The transistor must be mounted on a heatsink because the current drain for the circuit reaches more than 1 amp in some cases. The output power will depend on many factors.
One of the factors that determines the output power is the transformer.
Currents that range from 500 milliamps to 1 amp are recommended. As high is the current is, more power can be obtained for the lamp.
You will want to experiment with the values of many of the circuit’s components to find the best performance, mainly to match the transformer’s characteristics with the circuit. The values for resistors R1 and R2, for instance, can range between 470 and 4.7 k Ω, and C2 and C3 can range between 0.01 and 0.22 µF.
C3 can also be replaced by units between 0.047 and 0.22 µF.

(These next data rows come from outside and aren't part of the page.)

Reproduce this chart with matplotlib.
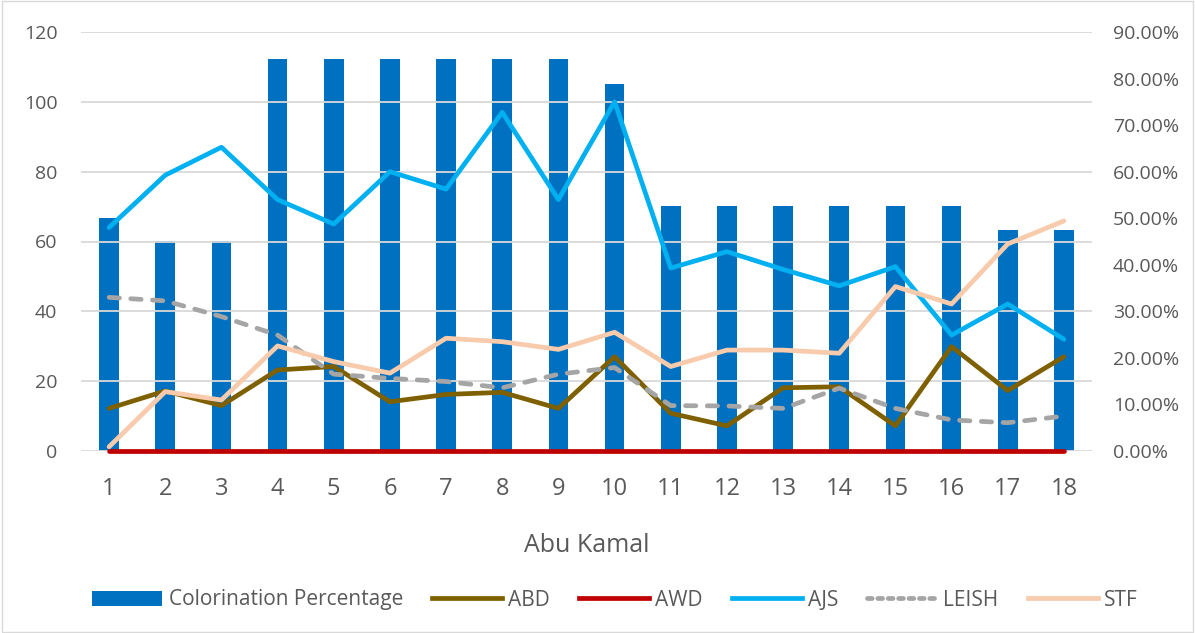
import matplotlib
matplotlib.use("Agg")
import matplotlib.pyplot as plt
from matplotlib.lines import Line2D
from matplotlib.patches import Patch, Rectangle
from matplotlib.ticker import FuncFormatter

plt.rcParams['font.family'] = ['Open Sans', 'DejaVu Sans']

categories = [str(i) for i in range(1, 19)]
coloration = [0.50, 0.45, 0.45, 0.842, 0.842, 0.842, 0.842, 0.842, 0.842, 0.789,
              0.526, 0.526, 0.526, 0.526, 0.526, 0.526, 0.474, 0.474]
abd = [12.2, 17.2, 13, 23.2, 24.2, 14.1, 16.2, 16.8, 12.2, 27, 10.8, 7.2, 18.1, 18.4, 7.2, 29.9, 17.3, 27]
awd = [0] * 18
ajs = [64, 79, 87, 72, 65, 80, 75, 97, 72, 100, 52.4, 57.1, 52, 47.3, 52.8, 33.2, 42.1, 32]
leish = [44, 43, 38.5, 33.2, 22, 20.8, 19.9, 18.1, 22, 23.9, 13, 12.9, 12.2, 18, 12.2, 8.9, 8.1, 10]
stf = [1.2, 17, 14.6, 30.1, 25.6, 22.3, 32.3, 31.3, 29.1, 34, 24.2, 28.9, 28.9, 28, 47.1, 42.1, 59.3, 65.9]

x = list(range(1, 19))
txt = '#595959'
grid = '#D9D9D9'
LW = 3.4

fig = plt.figure(figsize=(11.95, 6.33), dpi=100)
ax = fig.add_axes([81/1195, 1-451/633, (1092-81)/1195, (451-32)/633])
ax2 = ax.twinx()

# bars on primary axis (percent), shown on right side
ax.bar(x, coloration, width=0.35, color='#0070C0', zorder=2)
ax.set_ylim(0, 0.9)
ax.set_yticks([i * 0.1 for i in range(10)])
ax.yaxis.set_major_formatter(FuncFormatter(lambda v, p: f"{v*100:.2f}%"))
ax.yaxis.tick_right()
ax.set_xlim(0.5, 18.5)
ax.set_xticks(x)
ax.set_xticklabels(categories)

# lines on twin axis, shown on left side
ax2.plot(x, abd, color='#7F6000', lw=LW, solid_capstyle='round', zorder=3)
ax2.plot(x, awd, color='#C00000', lw=LW, solid_capstyle='round', zorder=3, clip_on=False)
ax2.plot(x, ajs, color='#00B0F0', lw=LW, solid_capstyle='round', zorder=3)
ax2.plot(x, leish, color='#A5A5A5', lw=LW, dashes=(2.2, 2.4), dash_capstyle='round', zorder=3)
ax2.plot(x, stf, color='#F8CBAD', lw=LW, solid_capstyle='round', zorder=3)
ax2.set_ylim(0, 120)
ax2.set_yticks(range(0, 121, 20))
ax2.yaxis.tick_left()

# gridlines (aligned for both axes)
for v in range(0, 121, 20):
    ax2.axhline(v, color=grid, lw=1.3, zorder=0)
ax.set_axisbelow(True)

for a in (ax, ax2):
    for s in a.spines.values():
        s.set_visible(False)
    a.tick_params(length=0, colors=txt)

ax.tick_params(axis='y', labelsize=14, pad=15, labelcolor=txt)
ax2.tick_params(axis='y', labelsize=14, pad=17, labelcolor=txt)
ax.tick_params(axis='x', labelsize=17, pad=19, labelcolor=txt)
fig.text((81 + 1092) / 2 / 1195, 1 - 545/633, 'Abu Kamal', fontsize=18, color=txt,
         ha='center', va='center')

handles = [
    Patch(facecolor='#0070C0', label='Colorination Percentage'),
    Line2D([], [], color='#7F6000', lw=LW, label='ABD'),
    Line2D([], [], color='#C00000', lw=LW, label='AWD'),
    Line2D([], [], color='#00B0F0', lw=LW, label='AJS'),
    Line2D([], [], color='#A5A5A5', lw=LW, dashes=(1.0, 1.2), dash_capstyle='round', label='LEISH'),
    Line2D([], [], color='#F8CBAD', lw=LW, label='STF'),
]
leg = fig.legend(handles=handles, loc='center', bbox_to_anchor=(615/1195, 1-600/633), ncol=6,
                 frameon=False, fontsize=15, handlelength=3.35, handletextpad=0.3,
                 columnspacing=1.4, labelcolor=txt, handleheight=0.7)

fig.patches.append(Rectangle((0.002, 0.002), 0.996, 0.996, transform=fig.transFigure,
                             fill=False, edgecolor='#D9D9D9', lw=1))

fig.savefig('out.png', dpi=100)
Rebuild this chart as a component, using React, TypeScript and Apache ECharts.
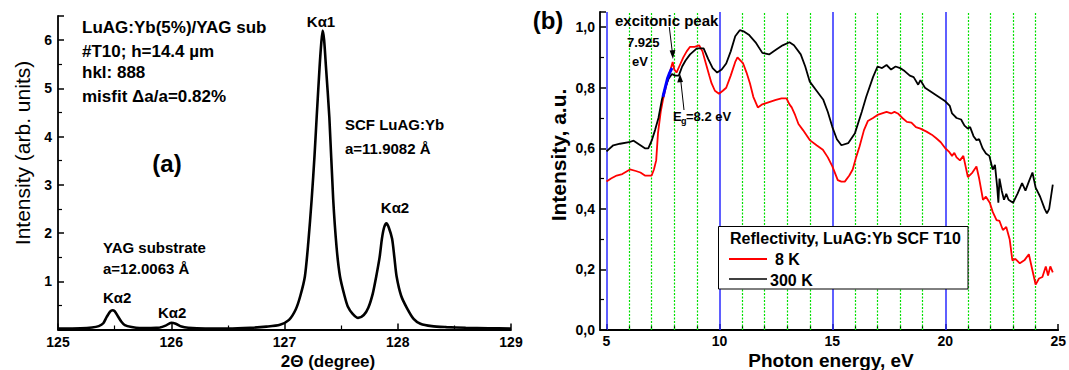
import React, { useEffect, useRef } from "react";
import * as echarts from "echarts";

// ---------- Panel (a): XRD rocking curve ----------
const xrdTheta = [
  125.0, 125.2, 125.3, 125.36, 125.4, 125.43, 125.46, 125.48, 125.5, 125.53, 125.56, 125.59, 125.65, 125.72,
  125.82, 125.9, 125.95, 126.0, 126.04, 126.09, 126.15, 126.3, 126.5, 126.7, 126.84, 126.96, 127.04, 127.1,
  127.14, 127.18, 127.21, 127.24, 127.265, 127.284, 127.31, 127.325, 127.337, 127.35, 127.366, 127.396, 127.43,
  127.46, 127.49, 127.53, 127.56, 127.6, 127.65, 127.7, 127.74, 127.78, 127.81, 127.84, 127.86, 127.88, 127.9,
  127.92, 127.95, 127.97, 127.99, 128.03, 128.08, 128.14, 128.2, 128.3, 128.43, 128.6, 128.8, 129.0,
];
const xrdIntensity = [
  0.02, 0.025, 0.04, 0.07, 0.13, 0.26, 0.37, 0.4, 0.38, 0.27, 0.16, 0.09, 0.05, 0.03,
  0.03, 0.04, 0.08, 0.14, 0.12, 0.06, 0.035, 0.02, 0.02, 0.035, 0.06, 0.1, 0.2, 0.42,
  0.7, 1.1, 1.8, 2.7, 3.6, 4.4, 5.45, 5.95, 6.2, 6.0, 5.45, 4.4, 2.7,
  1.7, 1.1, 0.7, 0.47, 0.33, 0.24, 0.3, 0.45, 0.75, 1.1, 1.5, 1.88, 2.12, 2.2,
  2.12, 1.88, 1.5, 1.1, 0.7, 0.45, 0.22, 0.12, 0.07, 0.05, 0.035, 0.025, 0.02,
];

// ---------- Panel (b): reflectivity ----------
const energy300K = [
  5.0, 5.3, 5.6, 6.0, 6.2, 6.5, 6.7, 6.85, 7.0, 7.15, 7.3, 7.45, 7.6, 7.75, 7.9, 8.05, 8.2, 8.35, 8.5, 8.7,
  9.0, 9.3, 9.5, 9.7, 9.9, 10.1, 10.3, 10.5, 10.7, 10.9, 11.1, 11.3, 11.6, 11.9, 12.2, 12.5, 12.8, 13.1, 13.3,
  13.6, 13.8, 14.0, 14.3, 14.6, 14.8, 15.0, 15.2, 15.4, 15.7, 16.0, 16.3, 16.5, 16.8, 17.0, 17.2, 17.4, 17.6,
  17.8, 18.0, 18.2, 18.43, 18.6, 18.8, 18.9, 19.1, 19.3, 19.5, 19.7, 20.0, 20.2, 20.3, 20.5, 20.7, 20.85, 21.0,
  21.1, 21.25, 21.38, 21.5, 21.65, 21.8, 21.95, 22.1, 22.2, 22.3, 22.35, 22.4, 22.5, 22.6, 22.7, 22.8, 23.0,
  23.2, 23.4, 23.55, 23.7, 23.86, 24.0, 24.2, 24.4, 24.5, 24.6, 24.76,
];
const refl300K = [
  0.59, 0.61, 0.615, 0.62, 0.625, 0.61, 0.6, 0.6, 0.625, 0.66, 0.7, 0.76, 0.8, 0.83, 0.845, 0.84, 0.84, 0.87, 0.89, 0.91,
  0.93, 0.93, 0.895, 0.865, 0.85, 0.86, 0.88, 0.92, 0.97, 0.99, 0.985, 0.975, 0.95, 0.915, 0.91, 0.925, 0.94, 0.95, 0.94,
  0.91, 0.87, 0.82, 0.79, 0.76, 0.72, 0.67, 0.63, 0.61, 0.617, 0.65, 0.72, 0.77, 0.835, 0.87, 0.865, 0.875, 0.86,
  0.87, 0.865, 0.855, 0.84, 0.835, 0.81, 0.825, 0.8, 0.79, 0.78, 0.77, 0.755, 0.74, 0.715, 0.7, 0.695, 0.675, 0.665,
  0.67, 0.64, 0.627, 0.63, 0.6, 0.583, 0.575, 0.53, 0.545, 0.47, 0.42, 0.5, 0.46, 0.43, 0.45, 0.43, 0.42,
  0.45, 0.485, 0.46, 0.49, 0.52, 0.47, 0.44, 0.4, 0.385, 0.4, 0.48,
];
const energy8K = [
  5.0, 5.2, 5.45, 5.7, 6.04, 6.3, 6.5, 6.7, 7.0, 7.1, 7.2, 7.28, 7.4, 7.5, 7.65, 7.8, 7.93, 8.0, 8.1, 8.25, 8.4,
  8.55, 8.7, 8.9, 9.1, 9.25, 9.4, 9.55, 9.65, 9.8, 9.98, 10.15, 10.3, 10.5, 10.7, 10.8, 11.05, 11.2, 11.35, 11.5,
  11.7, 11.9, 12.1, 12.3, 12.5, 12.75, 12.97, 13.1, 13.2, 13.35, 13.5, 13.7, 14.0, 14.3, 14.58, 14.8, 15.0, 15.24,
  15.4, 15.55, 15.75, 15.9, 16.05, 16.2, 16.4, 16.57, 16.8, 17.0, 17.2, 17.4, 17.6, 17.75, 17.9, 18.1, 18.3, 18.5,
  18.7, 18.9, 19.17, 19.4, 19.6, 19.8, 20.0, 20.15, 20.3, 20.4, 20.5, 20.65, 20.8, 21.0, 21.2, 21.38, 21.5, 21.67,
  21.8, 21.97, 22.1, 22.27, 22.4, 22.55, 22.7, 22.85, 22.97, 23.1, 23.3, 23.5, 23.7, 23.85, 24.0, 24.15, 24.3,
  24.45, 24.55, 24.65, 24.76,
];
const refl8K = [
  0.49, 0.5, 0.51, 0.515, 0.53, 0.525, 0.52, 0.51, 0.51, 0.53, 0.56, 0.65, 0.72, 0.76, 0.81, 0.85, 0.885, 0.86, 0.85, 0.875, 0.9,
  0.92, 0.935, 0.935, 0.94, 0.92, 0.88, 0.84, 0.815, 0.79, 0.78, 0.79, 0.8, 0.84, 0.885, 0.9, 0.88, 0.85, 0.815, 0.77,
  0.735, 0.745, 0.75, 0.755, 0.76, 0.765, 0.765, 0.745, 0.735, 0.71, 0.68, 0.66, 0.627, 0.61, 0.595, 0.57, 0.54, 0.495,
  0.49, 0.49, 0.51, 0.53, 0.57, 0.605, 0.66, 0.69, 0.7, 0.71, 0.715, 0.72, 0.715, 0.72, 0.715, 0.7, 0.687, 0.685,
  0.67, 0.665, 0.655, 0.645, 0.633, 0.62, 0.6, 0.59, 0.575, 0.585, 0.57, 0.56, 0.575, 0.505, 0.52, 0.54, 0.5, 0.43,
  0.44, 0.42, 0.39, 0.363, 0.36, 0.33, 0.34, 0.3, 0.23, 0.235, 0.22, 0.23, 0.25, 0.2, 0.15, 0.17, 0.175,
  0.21, 0.18, 0.21, 0.19,
];
const excitonEnergy = [7.5, 7.6, 7.7, 7.8, 7.9];
const excitonRefl = [0.77, 0.8, 0.83, 0.85, 0.865];

const blueGridLines = [5, 10, 15, 20];
const greenGridLines = [6, 7, 8, 9, 11, 12, 13, 14, 16, 17, 18, 19, 21, 22, 23, 24];

const FONT = "Liberation Sans, Arial, sans-serif";

const zip = (xs: number[], ys: number[]) => xs.map((x, i) => [x, ys[i]]);

function txt(text: string, x: number, y: number, size: number, opts: any = {}) {
  return {
    type: "text",
    x,
    y,
    z: 20,
    rotation: opts.rotation || 0,
    style: {
      text,
      fill: "#000",
      font: `${opts.weight || "bold"} ${size}px ${FONT}`,
      align: opts.align || "left",
      verticalAlign: "middle",
    },
  };
}

export default function App() {
  const ref = useRef<HTMLDivElement>(null);
  useEffect(() => {
    if (!ref.current) return;
    const chart = echarts.init(ref.current, null, { renderer: "svg" });
    const axisCommon = {
      axisLine: { show: true, lineStyle: { color: "#000", width: 1.8 } },
      axisTick: { show: true, inside: true, length: 6, lineStyle: { color: "#000", width: 1.5 } },
      minorTick: { show: true, length: 4, lineStyle: { color: "#000", width: 1.2 } },
      splitLine: { show: false },
      axisLabel: { color: "#000", fontWeight: "bold", fontSize: 14, fontFamily: FONT },
    };
    const option: any = {
      animation: false,
      backgroundColor: "#fff",
      textStyle: { fontFamily: FONT },
      grid: [
        { left: 58, right: 558, top: 16, bottom: 40.5 },
        { left: 606.5, right: 10, top: 12, bottom: 40 },
      ],
      xAxis: [
        {
          ...axisCommon,
          gridIndex: 0,
          type: "value",
          min: 125,
          max: 129,
          interval: 1,
          minorTick: { ...axisCommon.minorTick, splitNumber: 2 },
          axisLabel: { ...axisCommon.axisLabel, margin: 5 },
        },
        {
          ...axisCommon,
          gridIndex: 1,
          type: "value",
          min: 5,
          max: 25,
          interval: 5,
          minorTick: { ...axisCommon.minorTick, splitNumber: 5 },
          axisLabel: { ...axisCommon.axisLabel, margin: 4 },
        },
      ],
      yAxis: [
        {
          ...axisCommon,
          gridIndex: 0,
          type: "value",
          min: 0,
          max: 6.5,
          interval: 1,
          minorTick: { ...axisCommon.minorTick, splitNumber: 2 },
          axisLabel: { ...axisCommon.axisLabel, margin: 6, showMinLabel: false, showMaxLabel: false },
        },
        {
          ...axisCommon,
          gridIndex: 1,
          type: "value",
          min: 0,
          max: 1.05,
          interval: 0.2,
          offset: 6.5,
          minorTick: { ...axisCommon.minorTick, splitNumber: 2 },
          axisLabel: {
            ...axisCommon.axisLabel,
            margin: 5,
            showMaxLabel: false,
            formatter: (v: number) => v.toFixed(1).replace(".", ","),
          },
        },
      ],
      series: [
        {
          type: "line",
          xAxisIndex: 0,
          yAxisIndex: 0,
          data: zip(xrdTheta, xrdIntensity),
          showSymbol: false,
          smooth: 0.25,
          lineStyle: { color: "#000", width: 2.6 },
          silent: true,
        },
        {
          type: "line",
          xAxisIndex: 1,
          yAxisIndex: 1,
          data: zip(energy8K, refl8K),
          showSymbol: false,
          lineStyle: { color: "#ff0000", width: 1.8 },
          silent: true,
          markLine: {
            z: 1,
            silent: true,
            symbol: ["none", "none"],
            label: { show: false },
            emphasis: { disabled: true },
            data: [
              ...blueGridLines.map((v) => ({ xAxis: v, lineStyle: { color: "#2a2aff", width: 1.5, type: "solid" } })),
              ...greenGridLines.map((v) => ({ xAxis: v, lineStyle: { color: "#00e000", width: 1.2, type: [2, 1.5] } })),
            ],
          },
        },
        {
          type: "line",
          xAxisIndex: 1,
          yAxisIndex: 1,
          data: zip(energy300K, refl300K),
          showSymbol: false,
          lineStyle: { color: "#000", width: 1.8 },
          silent: true,
        },
        {
          type: "line",
          xAxisIndex: 1,
          yAxisIndex: 1,
          data: zip(excitonEnergy, excitonRefl),
          showSymbol: false,
          lineStyle: { color: "#0000ff", width: 3 },
          silent: true,
        },
      ],
      graphic: [
        // filler of bottom axis line to the offset y-axis
        { type: "line", z: 20, shape: { x1: 599.5, y1: 330, x2: 607, y2: 330 }, style: { stroke: "#000", lineWidth: 1.8 } },
        // Panel (a) texts
        txt("LuAG:Yb(5%)/YAG sub", 82, 27, 17),
        txt("#T10; h=14.4 \u00b5m", 82, 51, 17),
        txt("hkl: 888", 82, 72, 17),
        txt("misfit \u0394a/a=0.82%", 82, 96, 17),
        txt("(a)", 167, 163, 24, { align: "center" }),
        txt("YAG substrate", 103, 247, 15),
        txt("a=12.0063 \u00c5", 103, 268, 15),
        txt("K\u03b12", 103, 297, 15),
        txt("K\u03b12", 158, 312, 15),
        txt("K\u03b11", 321, 21, 15, { align: "center" }),
        txt("SCF LuAG:Yb", 345, 124, 15),
        txt("a=11.9082 \u00c5", 345, 148, 15),
        txt("K\u03b12", 395, 207, 15, { align: "center" }),
        txt("Intensity (arb. units)", 22, 153, 21, { align: "center", rotation: Math.PI / 2, weight: "normal" }),
        txt("2\u0398 (degree)", 328, 361, 17, { align: "center" }),
        // Panel (b) texts
        txt("(b)", 548, 20, 24, { align: "center" }),
        txt("Intensity, a.u.", 558, 155, 21, { align: "center", rotation: Math.PI / 2 }),
        txt("Photon energy, eV", 831, 360, 19, { align: "center" }),
        txt("excitonic peak", 615, 20, 15),
        txt("7.925", 627, 42, 13),
        txt("eV", 632, 61, 13),
        txt("E", 673, 116, 13),
        txt("g", 681, 121, 9),
        txt("=8.2 eV", 686, 116, 13),
        // arrows
        { type: "line", z: 20, shape: { x1: 669.3, y1: 27, x2: 672.3, y2: 52 }, style: { stroke: "#000", lineWidth: 1 } },
        { type: "polygon", z: 20, shape: { points: [[672.9, 59], [669.6, 50.5], [675.4, 50]] }, style: { fill: "#000" } },
        { type: "line", z: 20, shape: { x1: 684, y1: 110, x2: 680.8, y2: 81 }, style: { stroke: "#000", lineWidth: 1 } },
        { type: "polygon", z: 20, shape: { points: [[680, 74], [677.2, 82.5], [683, 82]] }, style: { fill: "#000" } },
        // legend
        { type: "rect", z: 20, shape: { x: 718.5, y: 226.5, width: 249.5, height: 62.5 }, style: { fill: "#fff", stroke: "#000", lineWidth: 1 } },
        txt("Reflectivity, LuAG:Yb SCF T10", 730, 238, 16),
        { type: "line", z: 21, shape: { x1: 729, y1: 259, x2: 767, y2: 259 }, style: { stroke: "#ff0000", lineWidth: 1.8 } },
        txt("8 K", 775, 259, 16),
        { type: "line", z: 21, shape: { x1: 729, y1: 279, x2: 767, y2: 279 }, style: { stroke: "#000", lineWidth: 1.5 } },
        txt("300 K", 770, 280, 16),
      ],
    };
    chart.setOption(option);
    return () => chart.dispose();
  }, []);
  return <div ref={ref} style={{ position: "absolute", left: 0, top: 0, width: 1069, height: 370 }} />;
}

Additionally, the power source is a 12-Volt car or motorcycle battery, and it is important to say that this circuit will power lamps up to 40 watts, but they will not glow at their total power.
Pulsed Light
Experiments with pulsed or stroboscopic lamps can also be used to attract insects. The circuit shown in the stroboscopic lamp in this section is suggested for use in a fluorescent lamp.
Incandescent Lamps
Although incandescent lamps, due to their spectral characteristics, are not that useful for attracting insects, they can also be used. It is up to the reader to discover if white or color lamps are more efficient for this task. Black incandescent lamps are also available but they are very poor UV sources, as suggested by the spectral response.
The advantage of this source is that it can be plugged directly into the AC power line without the need for any other device (only the on/off switch, if desired). Incandescent black light lamps from 60 to 100 watts can be used.
Other Experiments
The reader can probably imagine many other applications linking a light source (visible or UV) with a living being. For instance, it is well known that many types of bees are blind to the color red, and thus they cannot see any source of red light.
If you place bees in an area filled only with red light, for them the room will be completely dark. Consequently, they will crash against walls and objects when flying.
An interesting experiment would be to see how insects and many other living beings (fish and plants) react under light sources of different wavelengths (colors). The reader could use not only white and UV lamps, but different colored lamps.
Q1, Q2: TIP42 - PNP silicon power transistor
T1- Transformer (see text)
R1, R2 - 2.2 k Ω x 1/2 W - resistor, red, red, red
C1 - 1,000 µF x 16 V electrolytic capacitor
C2, C3 - 0.01 µF ceramic or polyester capacitor
C4 - 0.047 µF ceramic or polyester capacitor
S1 - On/off switch
B1- 12 V battery (see text)
X1 – Fluorescent lamp – see text